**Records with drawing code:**
──────

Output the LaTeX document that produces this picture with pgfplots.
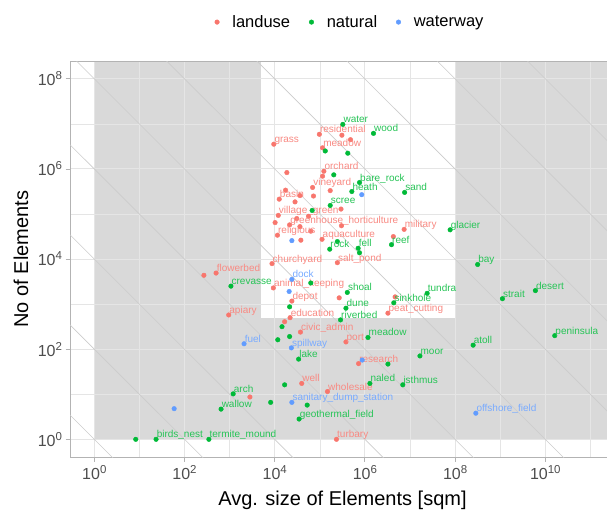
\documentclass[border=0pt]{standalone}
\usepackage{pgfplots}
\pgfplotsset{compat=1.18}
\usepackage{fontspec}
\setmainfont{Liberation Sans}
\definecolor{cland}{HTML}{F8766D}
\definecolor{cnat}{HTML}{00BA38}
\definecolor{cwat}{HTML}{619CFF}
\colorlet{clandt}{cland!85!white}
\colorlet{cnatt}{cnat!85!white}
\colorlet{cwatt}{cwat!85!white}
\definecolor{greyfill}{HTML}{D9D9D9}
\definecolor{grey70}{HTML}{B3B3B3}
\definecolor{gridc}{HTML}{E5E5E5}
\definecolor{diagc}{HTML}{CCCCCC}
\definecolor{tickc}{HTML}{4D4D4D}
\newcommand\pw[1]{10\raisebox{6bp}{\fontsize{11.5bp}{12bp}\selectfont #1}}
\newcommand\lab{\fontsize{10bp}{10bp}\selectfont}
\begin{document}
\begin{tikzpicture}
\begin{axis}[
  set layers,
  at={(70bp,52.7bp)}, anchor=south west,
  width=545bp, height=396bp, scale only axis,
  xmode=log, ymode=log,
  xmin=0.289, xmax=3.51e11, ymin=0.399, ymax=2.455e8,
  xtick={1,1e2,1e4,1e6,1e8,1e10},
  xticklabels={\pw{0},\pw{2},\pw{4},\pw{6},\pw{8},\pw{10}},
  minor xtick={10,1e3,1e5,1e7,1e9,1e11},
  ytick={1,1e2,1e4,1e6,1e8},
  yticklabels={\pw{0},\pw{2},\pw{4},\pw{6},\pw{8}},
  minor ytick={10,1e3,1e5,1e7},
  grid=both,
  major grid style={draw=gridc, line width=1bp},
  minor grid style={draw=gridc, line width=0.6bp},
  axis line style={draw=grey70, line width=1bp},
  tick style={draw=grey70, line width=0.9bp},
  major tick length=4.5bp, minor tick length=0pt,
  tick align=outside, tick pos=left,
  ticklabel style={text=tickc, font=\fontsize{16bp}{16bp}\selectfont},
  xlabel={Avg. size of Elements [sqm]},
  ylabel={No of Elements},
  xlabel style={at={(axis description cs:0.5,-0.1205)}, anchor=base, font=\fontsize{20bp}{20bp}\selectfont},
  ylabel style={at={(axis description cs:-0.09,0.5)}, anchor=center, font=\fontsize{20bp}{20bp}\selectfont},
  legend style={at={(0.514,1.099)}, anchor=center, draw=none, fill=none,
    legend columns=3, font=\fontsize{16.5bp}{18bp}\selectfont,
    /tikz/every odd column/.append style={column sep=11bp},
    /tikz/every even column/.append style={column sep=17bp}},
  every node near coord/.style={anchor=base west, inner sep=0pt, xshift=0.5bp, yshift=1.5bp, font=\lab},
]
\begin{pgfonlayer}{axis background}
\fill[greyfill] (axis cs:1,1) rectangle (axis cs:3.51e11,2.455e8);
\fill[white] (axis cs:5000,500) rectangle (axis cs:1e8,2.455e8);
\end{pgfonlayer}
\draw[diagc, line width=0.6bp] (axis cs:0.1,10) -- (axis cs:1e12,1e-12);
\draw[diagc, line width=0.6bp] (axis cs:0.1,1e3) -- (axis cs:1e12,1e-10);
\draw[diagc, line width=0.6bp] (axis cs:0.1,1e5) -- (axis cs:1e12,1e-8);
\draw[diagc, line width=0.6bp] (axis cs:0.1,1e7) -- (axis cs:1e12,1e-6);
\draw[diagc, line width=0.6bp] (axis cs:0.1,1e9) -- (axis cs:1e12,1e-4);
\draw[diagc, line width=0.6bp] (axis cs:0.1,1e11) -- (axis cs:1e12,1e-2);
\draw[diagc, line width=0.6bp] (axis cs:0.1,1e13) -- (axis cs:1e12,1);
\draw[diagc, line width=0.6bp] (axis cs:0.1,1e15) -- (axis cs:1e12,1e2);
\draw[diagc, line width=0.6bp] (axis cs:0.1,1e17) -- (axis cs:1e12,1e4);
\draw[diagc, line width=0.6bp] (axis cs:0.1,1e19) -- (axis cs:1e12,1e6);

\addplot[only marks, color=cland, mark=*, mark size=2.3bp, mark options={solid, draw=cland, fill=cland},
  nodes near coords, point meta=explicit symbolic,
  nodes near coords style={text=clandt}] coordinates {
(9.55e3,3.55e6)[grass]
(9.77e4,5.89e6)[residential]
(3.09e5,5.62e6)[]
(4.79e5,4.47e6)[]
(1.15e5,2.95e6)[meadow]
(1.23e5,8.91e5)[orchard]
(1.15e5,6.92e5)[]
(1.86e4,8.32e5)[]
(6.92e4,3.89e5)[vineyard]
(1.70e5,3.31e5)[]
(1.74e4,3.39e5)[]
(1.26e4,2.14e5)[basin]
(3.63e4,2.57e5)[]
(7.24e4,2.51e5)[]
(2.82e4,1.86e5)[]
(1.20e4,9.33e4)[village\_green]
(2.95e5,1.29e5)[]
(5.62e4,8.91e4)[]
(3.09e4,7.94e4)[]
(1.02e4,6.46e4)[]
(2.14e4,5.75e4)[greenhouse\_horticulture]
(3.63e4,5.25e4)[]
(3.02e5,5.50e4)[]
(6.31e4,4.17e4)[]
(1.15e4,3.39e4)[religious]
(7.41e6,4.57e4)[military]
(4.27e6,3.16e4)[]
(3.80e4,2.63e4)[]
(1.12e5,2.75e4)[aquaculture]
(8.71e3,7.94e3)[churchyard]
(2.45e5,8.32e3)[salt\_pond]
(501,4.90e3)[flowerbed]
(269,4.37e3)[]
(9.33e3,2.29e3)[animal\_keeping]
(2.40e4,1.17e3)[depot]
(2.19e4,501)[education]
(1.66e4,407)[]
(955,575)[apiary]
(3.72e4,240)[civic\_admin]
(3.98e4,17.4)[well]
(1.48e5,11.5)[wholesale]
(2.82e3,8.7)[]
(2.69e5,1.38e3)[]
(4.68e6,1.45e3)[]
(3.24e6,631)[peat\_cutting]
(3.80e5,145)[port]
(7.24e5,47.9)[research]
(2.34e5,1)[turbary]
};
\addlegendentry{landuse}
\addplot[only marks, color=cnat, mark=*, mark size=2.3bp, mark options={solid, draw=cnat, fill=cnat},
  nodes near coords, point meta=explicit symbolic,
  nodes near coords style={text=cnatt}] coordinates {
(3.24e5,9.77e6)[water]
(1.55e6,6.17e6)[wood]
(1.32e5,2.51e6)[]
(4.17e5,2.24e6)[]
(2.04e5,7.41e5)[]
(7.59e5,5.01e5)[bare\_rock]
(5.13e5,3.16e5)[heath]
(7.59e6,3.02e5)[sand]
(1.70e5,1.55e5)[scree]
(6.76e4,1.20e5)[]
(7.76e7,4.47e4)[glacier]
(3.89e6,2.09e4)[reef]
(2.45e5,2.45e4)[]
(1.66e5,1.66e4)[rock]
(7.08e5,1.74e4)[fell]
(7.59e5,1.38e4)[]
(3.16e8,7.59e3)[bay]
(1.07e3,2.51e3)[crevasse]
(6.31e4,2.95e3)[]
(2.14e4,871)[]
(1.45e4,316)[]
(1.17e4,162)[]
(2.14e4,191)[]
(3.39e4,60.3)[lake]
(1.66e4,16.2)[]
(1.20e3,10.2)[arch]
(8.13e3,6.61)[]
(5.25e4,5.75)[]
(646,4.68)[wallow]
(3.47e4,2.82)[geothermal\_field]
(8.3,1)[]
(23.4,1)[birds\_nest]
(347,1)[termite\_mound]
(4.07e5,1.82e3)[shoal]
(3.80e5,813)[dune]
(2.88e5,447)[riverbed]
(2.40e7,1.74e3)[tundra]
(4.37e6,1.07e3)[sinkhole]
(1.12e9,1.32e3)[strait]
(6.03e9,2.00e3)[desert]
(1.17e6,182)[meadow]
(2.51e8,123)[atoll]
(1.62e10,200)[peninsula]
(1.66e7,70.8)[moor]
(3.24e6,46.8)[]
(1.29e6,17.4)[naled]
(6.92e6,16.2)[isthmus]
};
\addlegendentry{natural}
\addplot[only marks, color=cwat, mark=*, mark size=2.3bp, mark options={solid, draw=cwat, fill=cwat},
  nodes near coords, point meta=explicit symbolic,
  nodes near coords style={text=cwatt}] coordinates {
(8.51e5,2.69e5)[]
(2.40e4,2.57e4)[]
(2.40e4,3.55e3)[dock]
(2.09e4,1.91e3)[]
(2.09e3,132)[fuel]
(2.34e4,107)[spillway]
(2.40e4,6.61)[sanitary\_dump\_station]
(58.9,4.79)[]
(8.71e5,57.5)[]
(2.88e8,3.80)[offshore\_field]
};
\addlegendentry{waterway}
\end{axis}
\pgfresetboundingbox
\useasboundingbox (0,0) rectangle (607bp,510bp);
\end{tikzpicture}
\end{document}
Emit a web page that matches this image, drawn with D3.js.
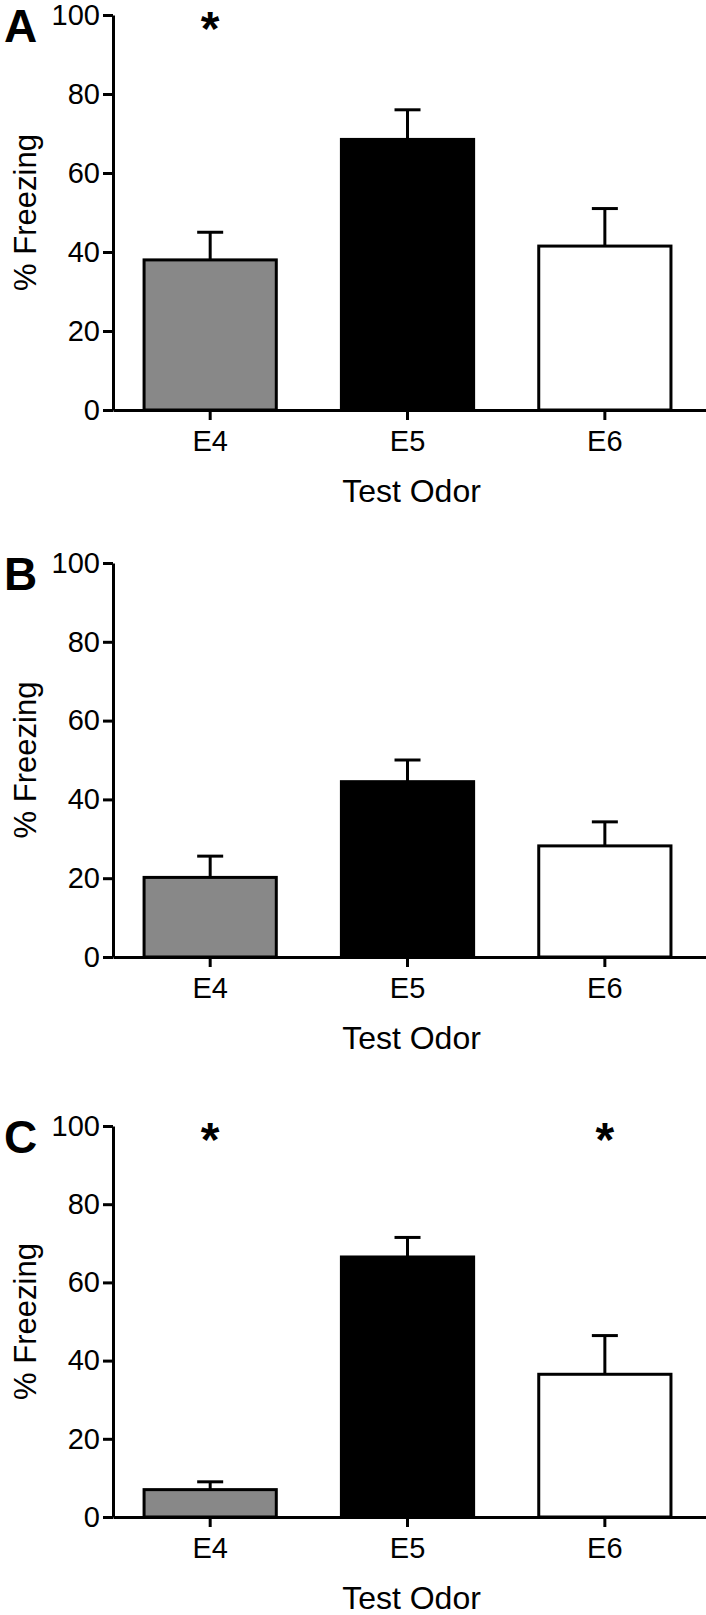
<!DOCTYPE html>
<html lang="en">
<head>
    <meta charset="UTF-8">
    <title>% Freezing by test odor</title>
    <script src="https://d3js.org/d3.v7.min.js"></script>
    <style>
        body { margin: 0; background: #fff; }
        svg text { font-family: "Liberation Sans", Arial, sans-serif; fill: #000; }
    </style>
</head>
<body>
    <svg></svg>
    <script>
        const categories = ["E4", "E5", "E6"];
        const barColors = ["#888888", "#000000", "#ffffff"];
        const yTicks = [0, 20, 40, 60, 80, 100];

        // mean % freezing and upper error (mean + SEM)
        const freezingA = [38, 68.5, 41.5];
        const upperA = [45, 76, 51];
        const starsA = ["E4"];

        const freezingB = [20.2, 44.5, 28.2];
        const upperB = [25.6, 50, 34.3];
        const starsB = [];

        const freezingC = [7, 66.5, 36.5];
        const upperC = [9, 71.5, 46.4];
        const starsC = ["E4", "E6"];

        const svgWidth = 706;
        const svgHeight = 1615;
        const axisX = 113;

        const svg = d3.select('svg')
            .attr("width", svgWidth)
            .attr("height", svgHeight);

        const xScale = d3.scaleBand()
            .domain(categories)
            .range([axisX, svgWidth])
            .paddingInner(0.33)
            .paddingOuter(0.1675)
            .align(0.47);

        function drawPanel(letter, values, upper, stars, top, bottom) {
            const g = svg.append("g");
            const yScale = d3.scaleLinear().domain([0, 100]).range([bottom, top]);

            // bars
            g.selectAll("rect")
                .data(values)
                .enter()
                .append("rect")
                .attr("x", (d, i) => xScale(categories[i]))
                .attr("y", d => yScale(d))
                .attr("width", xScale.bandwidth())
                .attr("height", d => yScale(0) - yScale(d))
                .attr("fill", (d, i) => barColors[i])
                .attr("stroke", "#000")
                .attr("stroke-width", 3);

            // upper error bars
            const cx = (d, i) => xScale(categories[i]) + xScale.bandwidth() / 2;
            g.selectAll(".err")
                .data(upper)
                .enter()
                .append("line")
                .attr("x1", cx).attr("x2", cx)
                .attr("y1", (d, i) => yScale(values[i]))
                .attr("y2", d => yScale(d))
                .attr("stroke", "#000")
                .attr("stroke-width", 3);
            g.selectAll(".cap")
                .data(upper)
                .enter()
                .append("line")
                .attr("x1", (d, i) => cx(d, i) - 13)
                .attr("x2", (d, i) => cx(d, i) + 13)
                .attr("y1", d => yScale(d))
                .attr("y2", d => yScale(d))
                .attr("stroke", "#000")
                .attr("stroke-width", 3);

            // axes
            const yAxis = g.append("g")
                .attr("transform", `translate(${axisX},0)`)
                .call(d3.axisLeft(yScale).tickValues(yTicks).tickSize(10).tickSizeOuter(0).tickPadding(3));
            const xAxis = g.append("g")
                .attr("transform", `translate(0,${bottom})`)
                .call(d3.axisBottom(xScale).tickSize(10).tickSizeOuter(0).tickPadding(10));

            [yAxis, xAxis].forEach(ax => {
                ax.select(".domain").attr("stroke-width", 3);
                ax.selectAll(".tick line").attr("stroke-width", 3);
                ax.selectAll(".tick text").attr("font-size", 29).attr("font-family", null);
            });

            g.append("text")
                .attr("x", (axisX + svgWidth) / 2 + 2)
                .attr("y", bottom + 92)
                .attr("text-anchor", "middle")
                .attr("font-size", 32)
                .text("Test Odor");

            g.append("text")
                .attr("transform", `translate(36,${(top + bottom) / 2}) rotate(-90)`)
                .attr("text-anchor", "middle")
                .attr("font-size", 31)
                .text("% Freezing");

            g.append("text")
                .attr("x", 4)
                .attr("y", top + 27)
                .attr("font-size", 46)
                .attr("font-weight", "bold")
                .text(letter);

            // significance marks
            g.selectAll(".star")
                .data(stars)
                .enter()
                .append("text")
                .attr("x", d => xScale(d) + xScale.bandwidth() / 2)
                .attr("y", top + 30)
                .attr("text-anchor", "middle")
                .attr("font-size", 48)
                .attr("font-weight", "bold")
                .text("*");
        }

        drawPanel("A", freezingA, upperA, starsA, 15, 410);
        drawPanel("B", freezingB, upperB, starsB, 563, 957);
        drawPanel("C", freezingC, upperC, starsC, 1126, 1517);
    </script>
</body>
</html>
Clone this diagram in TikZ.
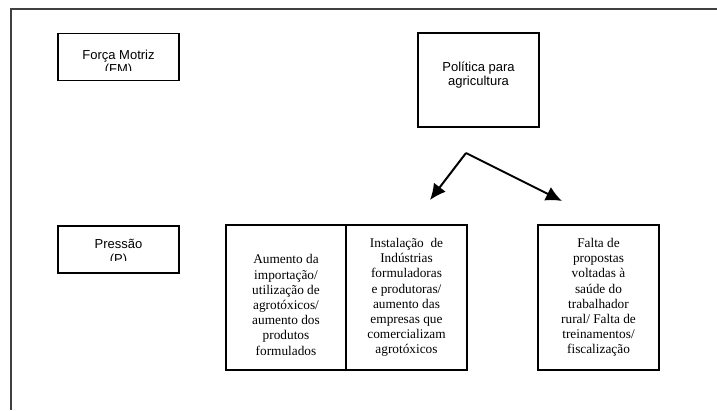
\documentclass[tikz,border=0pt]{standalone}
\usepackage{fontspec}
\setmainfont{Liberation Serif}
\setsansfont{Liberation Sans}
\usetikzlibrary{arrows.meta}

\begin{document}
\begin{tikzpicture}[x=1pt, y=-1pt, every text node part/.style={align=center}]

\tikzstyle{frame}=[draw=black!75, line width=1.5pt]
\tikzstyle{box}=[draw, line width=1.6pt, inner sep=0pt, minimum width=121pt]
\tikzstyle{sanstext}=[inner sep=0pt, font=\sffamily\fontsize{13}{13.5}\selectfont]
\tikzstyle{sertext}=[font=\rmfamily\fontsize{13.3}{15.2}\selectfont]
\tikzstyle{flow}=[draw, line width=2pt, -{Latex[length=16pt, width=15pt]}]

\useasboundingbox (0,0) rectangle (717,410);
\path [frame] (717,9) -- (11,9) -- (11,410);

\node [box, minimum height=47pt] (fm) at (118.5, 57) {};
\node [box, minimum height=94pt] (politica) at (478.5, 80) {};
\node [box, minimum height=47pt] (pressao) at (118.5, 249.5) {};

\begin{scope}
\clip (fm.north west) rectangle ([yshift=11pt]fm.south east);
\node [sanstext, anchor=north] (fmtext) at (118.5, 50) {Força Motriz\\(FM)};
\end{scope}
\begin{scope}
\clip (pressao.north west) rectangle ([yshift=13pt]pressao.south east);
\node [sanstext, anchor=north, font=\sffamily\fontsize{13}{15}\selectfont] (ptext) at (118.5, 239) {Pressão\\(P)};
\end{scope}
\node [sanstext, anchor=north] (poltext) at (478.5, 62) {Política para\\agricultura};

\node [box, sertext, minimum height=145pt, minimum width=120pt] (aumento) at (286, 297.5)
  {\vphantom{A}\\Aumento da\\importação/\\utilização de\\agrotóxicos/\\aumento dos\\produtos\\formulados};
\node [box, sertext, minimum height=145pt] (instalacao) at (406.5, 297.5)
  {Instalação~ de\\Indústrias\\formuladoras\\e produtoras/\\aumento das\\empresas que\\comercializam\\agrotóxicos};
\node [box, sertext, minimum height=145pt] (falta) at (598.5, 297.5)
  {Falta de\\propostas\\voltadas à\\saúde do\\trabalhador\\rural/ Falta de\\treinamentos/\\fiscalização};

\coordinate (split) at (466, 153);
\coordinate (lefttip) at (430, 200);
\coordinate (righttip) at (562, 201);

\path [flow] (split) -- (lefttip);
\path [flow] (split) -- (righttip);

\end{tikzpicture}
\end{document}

──────

Skip all pictures and retype only the stretch from the line that holds "Emit a web page" through the line that holds "d3.scaleLinear().domain([0, 100]).range([bottom, top]);", exactly as written.

Emit a web page that matches this image, drawn with D3.js.
<!DOCTYPE html>
<html lang="en">
<head>
    <meta charset="UTF-8">
    <title>% Freezing by test odor</title>
    <script src="https://d3js.org/d3.v7.min.js"></script>
    <style>
        body { margin: 0; background: #fff; }
        svg text { font-family: "Liberation Sans", Arial, sans-serif; fill: #000; }
    </style>
</head>
<body>
    <svg></svg>
    <script>
        const categories = ["E4", "E5", "E6"];
        const barColors = ["#888888", "#000000", "#ffffff"];
        const yTicks = [0, 20, 40, 60, 80, 100];

        // mean % freezing and upper error (mean + SEM)
        const freezingA = [38, 68.5, 41.5];
        const upperA = [45, 76, 51];
        const starsA = ["E4"];

        const freezingB = [20.2, 44.5, 28.2];
        const upperB = [25.6, 50, 34.3];
        const starsB = [];

        const freezingC = [7, 66.5, 36.5];
        const upperC = [9, 71.5, 46.4];
        const starsC = ["E4", "E6"];

        const svgWidth = 706;
        const svgHeight = 1615;
        const axisX = 113;

        const svg = d3.select('svg')
            .attr("width", svgWidth)
            .attr("height", svgHeight);

        const xScale = d3.scaleBand()
            .domain(categories)
            .range([axisX, svgWidth])
            .paddingInner(0.33)
            .paddingOuter(0.1675)
            .align(0.47);

        function drawPanel(letter, values, upper, stars, top, bottom) {
            const g = svg.append("g");
            const yScale = d3.scaleLinear().domain([0, 100]).range([bottom, top]);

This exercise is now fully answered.